When in doubt: Low shutter, low f-stop, high ISO.
Don't have a flash? Don't panic. You can make it work. If it's pitch black, there isn't too much to do. But if there is minimal light, you can get some photos. This last tip will be basic for experienced photographers, but it is an extremely helpful one to those who are beginning as a photog.
Shutter Speed - It's basically how long your sensor is exposed to the light in front of you. The longer you open the shutter, the more light you let in, and the clearer your photos. The ideal shutter speed is slow enough to let in light, but fast enough that your image isn't blown out with light. Your goal for a low light party/concert is to find a speed that is slow enough to let in some light, but fast enough that your subjects aren't blurred.
Aperture (f-stop) - If you don't know what this is, all I'll tell you is it affects how blurred out the background of your image is. For a more elaborate explanation, look it up. Sorry but I'm not here to explain it. I will say that the lower the f-stop, the more light your are letting in. So, you guessed it, keep it low. More light is good!
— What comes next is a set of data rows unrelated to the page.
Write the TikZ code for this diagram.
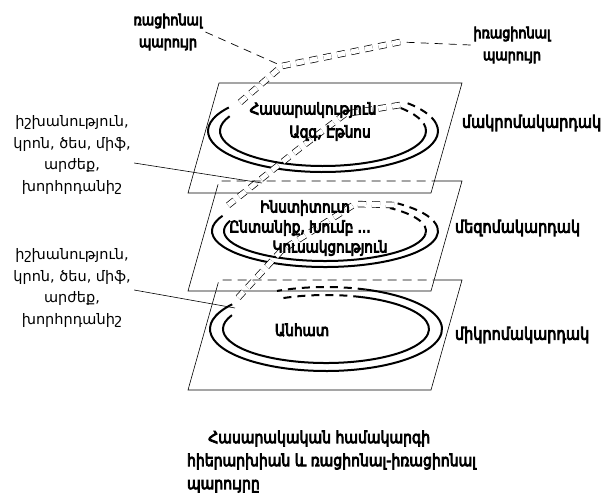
\documentclass[tikz,border=0pt]{standalone}
\usepackage{fontspec}
\newfontfamily\armfont{DejaVu Sans}
\usetikzlibrary{calc,positioning}

\begin{document}
\begin{tikzpicture}[
  x=1pt, y=-1pt,
  plane/.style={draw, fill=white, line width=0.6pt},
  hidden/.style={line width=0.6pt, dash pattern=on 9pt off 6pt},
  ring/.style={line width=2pt},
  ringd/.style={line width=2pt, dash pattern=on 8pt off 6pt},
  twin/.style={line width=0.7pt, double=white, double distance=5pt, dash pattern=on 8pt off 6pt},
  spiral/.style={line width=0.7pt, dash pattern=on 8pt off 6pt},
  leader/.style={line width=0.6pt},
  heavy/.style={xscale=0.85,
                execute at begin node={\special{pdf:literal direct 2 Tr 0.9 w}},
                execute at end node={\special{pdf:literal direct 0 Tr}}},
  tag/.style={heavy, font=\armfont\fontsize{15}{22}\selectfont, align=center},
  lvl/.style={heavy, font=\armfont\fontsize{17}{19}\selectfont, anchor=west},
  inner/.style={heavy, font=\armfont\fontsize{16}{19}\selectfont},
  note/.style={font=\armfont\fontsize{14.5}{21.5}\selectfont, align=center},
  caption/.style={heavy, font=\armfont\fontsize{16.5}{23}\selectfont, align=left}
]
  \useasboundingbox (0,0) rectangle (607,498);

  % planes, back to front
  \foreach \t in {280,181,83}
    \draw[plane] (219,\t) -- ++(243,0) -- ++(-31,110) -- ++(-243,0) -- cycle;
  \draw[hidden] (215.6,193) -- (219,181) -- (434.4,181);
  \draw[hidden] (215.9,291) -- (219,280) -- (434.1,280);

  \coordinate (c1) at (323,131);
  \coordinate (c2) at (325,231);
  \coordinate (c3) at (326,329);

  % rings of the spiral
  \draw[ring] (c1) ++(215:115 and 41) arc[start angle=215, end angle=-10, x radius=115, y radius=41];
  \draw[ringd] (c1) ++(-10:115 and 41) arc[start angle=-10, end angle=-45, x radius=115, y radius=41];
  \draw[ring] (c1) ++(205:103 and 35) arc[start angle=205, end angle=0, x radius=103, y radius=35];
  \draw[ringd] (c1) ++(0:103 and 35) arc[start angle=0, end angle=-45, x radius=103, y radius=35];

  \draw[ring] (c2) ++(205:113 and 36) arc[start angle=205, end angle=-5, x radius=113, y radius=36];
  \draw[ringd] (c2) ++(-5:113 and 36) arc[start angle=-5, end angle=-50, x radius=113, y radius=36];
  \draw[ring] (c2) ++(200:101 and 30) arc[start angle=200, end angle=5, x radius=101, y radius=30];
  \draw[ringd] (c2) ++(5:101 and 30) arc[start angle=5, end angle=-50, x radius=101, y radius=30];

  \draw[ring] (c3) ++(216:116 and 42) arc[start angle=216, end angle=-70, x radius=116, y radius=42];
  \draw[ringd] (c3) ++(-70:116 and 42) arc[start angle=-70, end angle=-115, x radius=116, y radius=42];
  \draw[ring] (c3) ++(204:103 and 34) arc[start angle=204, end angle=-70, x radius=103, y radius=34];
  \draw[ringd] (c3) ++(-70:103 and 34) arc[start angle=-70, end angle=-115, x radius=103, y radius=34];

  % spiral labels
  \node[tag] (rat) at (168,32) {ռացիոնալ\\պարույր};
  \node[tag] (irr) at (512,45) {իռացիոնալ\\պարույր};

  \coordinate (j) at (282,66);
  \coordinate (k) at (400,42);
  \coordinate (s1) at (237,105);
  \coordinate (t1) at (400,105);
  \coordinate (m1) at (300,148);
  \coordinate (s2) at (226,207);
  \coordinate (t2) at (394,205);
  \coordinate (m2) at (282,250);
  \coordinate (s3) at (236,300);

  \draw[spiral] (rat.east) -- (j);
  \draw[spiral] (irr.west) -- (k);
  \draw[twin] (k) -- (j) -- (s1);
  \draw[twin] (t1) -- (345,114) -- (m1) -- (s2);
  \draw[twin] (t2) -- (355,204) -- (m2) -- (s3);

  % texts on the levels
  \node[inner] (society) at (313,110) {Հասարակություն};
  \node[inner] (nation) at (330,133) {Ազգ, Էթնոս};
  \node[inner] (inst) at (305,208) {Ինստիտուտ};
  \node[inner] (family) at (300,228) {Ընտանիք, Խումբ ...};
  \node[inner] (party) at (330,248) {Կուսակցություն};
  \node[inner] (person) at (302,330) {Անհատ};

  \node[lvl] (macro) at (459,123) {մակրոմակարդակ};
  \node[lvl] (meso) at (452,228) {մեզոմակարդակ};
  \node[lvl] (micro) at (452,335) {միկրոմակարդակ};

  % means of the spiral
  \node[note] (means1) at (72,155) {իշխանություն,\\կրոն, ծես, միֆ,\\արժեք,\\խորհրդանիշ};
  \node[note] (means2) at (72,288) {իշխանություն,\\կրոն, ծես, միֆ,\\արժեք,\\խորհրդանիշ};
  \coordinate (p1) at (262,183);
  \coordinate (p2) at (235,308);
  \draw[leader] ([yshift=-8pt]means1.east) -- (p1);
  \draw[leader] ([yshift=-2pt]means2.east) -- (p2);

  \node[caption, anchor=north west] (cap) at (184,427) {\hspace*{25pt}Հասարակական համակարգի\\հիերարխիան և ռացիոնալ-իռացիոնալ\\պարույրը};
\end{tikzpicture}
\end{document}
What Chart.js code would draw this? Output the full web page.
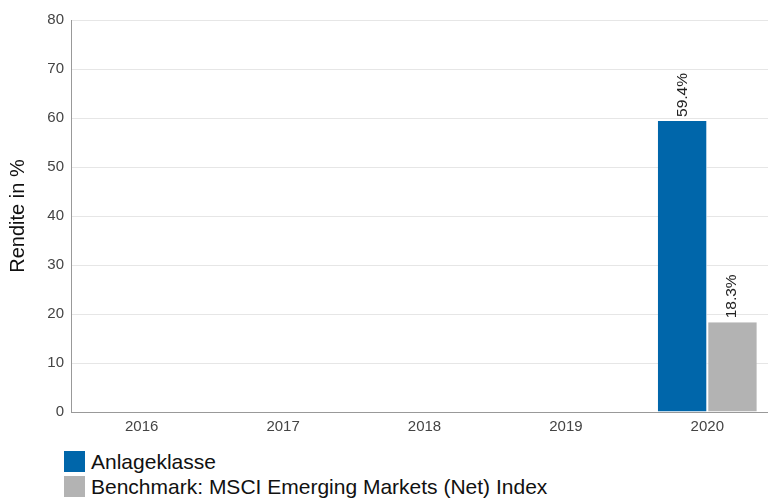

ISO - We talked a bit about it above, and I told you to keep it low. Well, if you don't have a flash, you're going to have to bump it up. A high ISO will brighten your image. In the days of film, ISO was the type of film you used. Certain film turned out lighter than others. What's the problem with ISO? I wondered the same thing. Basically, it makes your images grainy and noisy. That means the image is unclear. It looks like the image was printed on sand, not paper. That's no good right? Yea I know. But sometimes you can't help it. The only thing you can do at that point is save your photo in post editing.